* Task details: Take every line from the first down to the line with "const fmt = v => '$' + Number(v).toFixed(1);" and set it down exactly, without the pictures.

* Data provided:
-*-

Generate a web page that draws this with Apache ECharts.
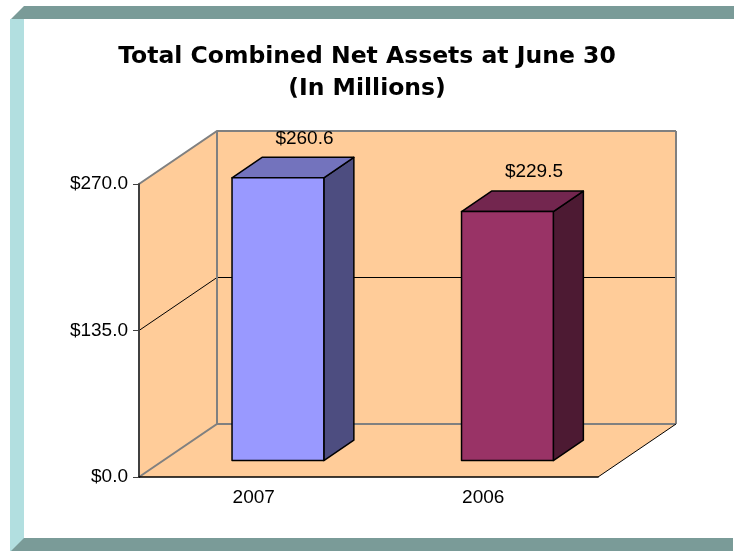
<!DOCTYPE html>
<html><head><meta charset="utf-8">
<script src="https://cdn.jsdelivr.net/npm/echarts@6/dist/echarts.min.js"></script>
<style>html,body{margin:0;padding:0;background:#fff}#c{width:734px;height:552px}</style>
</head><body><div id="c"></div>
<script>
const categories = ['2007', '2006'];
const netAssets = [260.6, 229.5];
const yTicks = [0, 135, 270];
const titleLines = ['Total Combined Net Assets at June 30', '(In Millions)'];

const FONT = '"Liberation Sans", Arial, sans-serif';
const TITLE_FONT = '"DejaVu Sans", "Liberation Sans", Arial, sans-serif';
const DX = 78, DY = -53;
const barFaces = [
  {front: '#9999FF', top: '#7373BD', side: '#4D4D80'},
  {front: '#993366', top: '#73264F', side: '#4D1A33'}
];
const fmt = v => '$' + Number(v).toFixed(1);

const chart = echarts.init(document.getElementById('c'), null, {renderer: 'canvas'});

function wallsRender(params, api) {
  const cs = params.coordSys;
  const x0 = cs.x, x1 = cs.x + cs.width;
  const yb = api.coord([0, yTicks[0]])[1];
  const yt = api.coord([0, yTicks[yTicks.length - 1]])[1];
  const fill = '#FFCC99', gray = '#808080';
  const ch = [];
  ch.push({type: 'polygon', shape: {points: [[x0, yb], [x1, yb], [x1 + DX, yb + DY], [x0 + DX, yb + DY]]}, style: {fill: fill}});
  ch.push({type: 'polygon', shape: {points: [[x0, yb], [x0, yt], [x0 + DX, yt + DY], [x0 + DX, yb + DY]]}, style: {fill: fill}});
  ch.push({type: 'rect', shape: {x: x0 + DX, y: yt + DY, width: x1 - x0, height: yb - yt}, style: {fill: fill}});
  yTicks.forEach((t, i) => {
    const y = api.coord([0, t])[1];
    const inner = i > 0 && i < yTicks.length - 1;
    ch.push({type: 'polyline', shape: {points: [[x0, y], [x0 + DX, y + DY], [x1 + DX, y + DY]]},
      style: {stroke: inner ? '#000' : gray, lineWidth: inner ? 1 : 2, fill: null}});
  });
  ch.push({type: 'line', shape: {x1: x0 + DX, y1: yt + DY, x2: x0 + DX, y2: yb + DY}, style: {stroke: gray, lineWidth: 2}});
  ch.push({type: 'line', shape: {x1: x1 + DX, y1: yt + DY, x2: x1 + DX, y2: yb + DY}, style: {stroke: gray, lineWidth: 2}});
  ch.push({type: 'line', shape: {x1: x1, y1: yb, x2: x1 + DX, y2: yb + DY}, style: {stroke: '#000', lineWidth: 1}});
  return {type: 'group', children: ch};
}

function barRender(params, api) {
  const idx = api.value(0), val = api.value(1);
  const base = api.coord([idx, 0]);
  const top = api.coord([idx, val]);
  const catW = api.size([1, 0])[0];
  const w = catW * 0.4;
  const fx = 0.31, dz = 0.385;
  const ox = DX * fx, oy = DY * fx;
  const l = base[0] - w / 2 + ox, r = base[0] + w / 2 + ox;
  const b = base[1] + oy, t = top[1] + oy;
  const ddx = DX * dz, ddy = DY * dz;
  const c = barFaces[params.dataIndex % barFaces.length];
  const st = f => ({fill: f, stroke: '#000', lineWidth: 1.5, lineJoin: 'round'});
  return {type: 'group', children: [
    {type: 'polygon', shape: {points: [[r, b], [r, t], [r + ddx, t + ddy], [r + ddx, b + ddy]]}, style: st(c.side)},
    {type: 'polygon', shape: {points: [[l, t], [r, t], [r + ddx, t + ddy], [l + ddx, t + ddy]]}, style: st(c.top)},
    {type: 'rect', shape: {x: l, y: t, width: r - l, height: b - t}, style: st(c.front)},
    {type: 'text', style: {text: fmt(val), x: (l + r) / 2 + ddx - 3.5, y: t + ddy - 19,
      fill: '#000', font: '19px ' + FONT, align: 'center', verticalAlign: 'middle'}}
  ]};
}

chart.setOption({
  backgroundColor: '#fff',
  animation: false,
  title: {
    text: titleLines.join('\n'),
    left: 'center', top: 36,
    textStyle: {fontSize: 23.5, fontWeight: 'bold', fontFamily: TITLE_FONT, color: '#000', lineHeight: 32}
  },
  graphic: [
    {type: 'polygon', shape: {points: [[24, 6], [734, 6], [734, 19], [11, 19]]}, style: {fill: '#7A9B98'}},
    {type: 'rect', shape: {x: 10, y: 19, width: 14, height: 532}, style: {fill: '#B2DFE0'}},
    {type: 'polygon', shape: {points: [[24, 538], [733, 538], [733, 551], [11, 551]]}, style: {fill: '#7A9B98'}}
  ],
  grid: {left: 139, top: 184, width: 459, height: 293, containLabel: false},
  xAxis: {
    type: 'category', data: categories, z: 10,
    axisLine: {lineStyle: {color: '#000', width: 1.5}},
    axisTick: {length: 5, lineStyle: {color: '#808080'}},
    axisLabel: {fontSize: 19, color: '#000', margin: 11, fontFamily: FONT}
  },
  yAxis: {
    type: 'value', min: yTicks[0], max: yTicks[yTicks.length - 1], interval: yTicks[1] - yTicks[0], z: 10,
    axisLine: {show: true, lineStyle: {color: '#404040', width: 2}},
    axisTick: {show: true, length: 6, lineStyle: {color: '#404040'}},
    axisLabel: {formatter: fmt, fontSize: 19, color: '#000', margin: 11, fontFamily: FONT},
    splitLine: {show: false}
  },
  series: [
    {type: 'custom', name: 'walls', z: 1, silent: true, renderItem: wallsRender, data: [[0, 0]], clip: false},
    {type: 'custom', name: 'Net Assets', z: 5, renderItem: barRender, clip: false,
      data: netAssets.map((v, i) => [i, v])}
  ]
});
</script></body></html>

-*-

* Correct result:
Generate a web page that draws this with Apache ECharts.
<!DOCTYPE html>
<html><head><meta charset="utf-8">
<script src="https://cdn.jsdelivr.net/npm/echarts@6/dist/echarts.min.js"></script>
<style>html,body{margin:0;padding:0;background:#fff}#c{width:734px;height:552px}</style>
</head><body><div id="c"></div>
<script>
const categories = ['2007', '2006'];
const netAssets = [260.6, 229.5];
const yTicks = [0, 135, 270];
const titleLines = ['Total Combined Net Assets at June 30', '(In Millions)'];

const FONT = '"Liberation Sans", Arial, sans-serif';
const TITLE_FONT = '"DejaVu Sans", "Liberation Sans", Arial, sans-serif';
const DX = 78, DY = -53;
const barFaces = [
  {front: '#9999FF', top: '#7373BD', side: '#4D4D80'},
  {front: '#993366', top: '#73264F', side: '#4D1A33'}
];
const fmt = v => '$' + Number(v).toFixed(1);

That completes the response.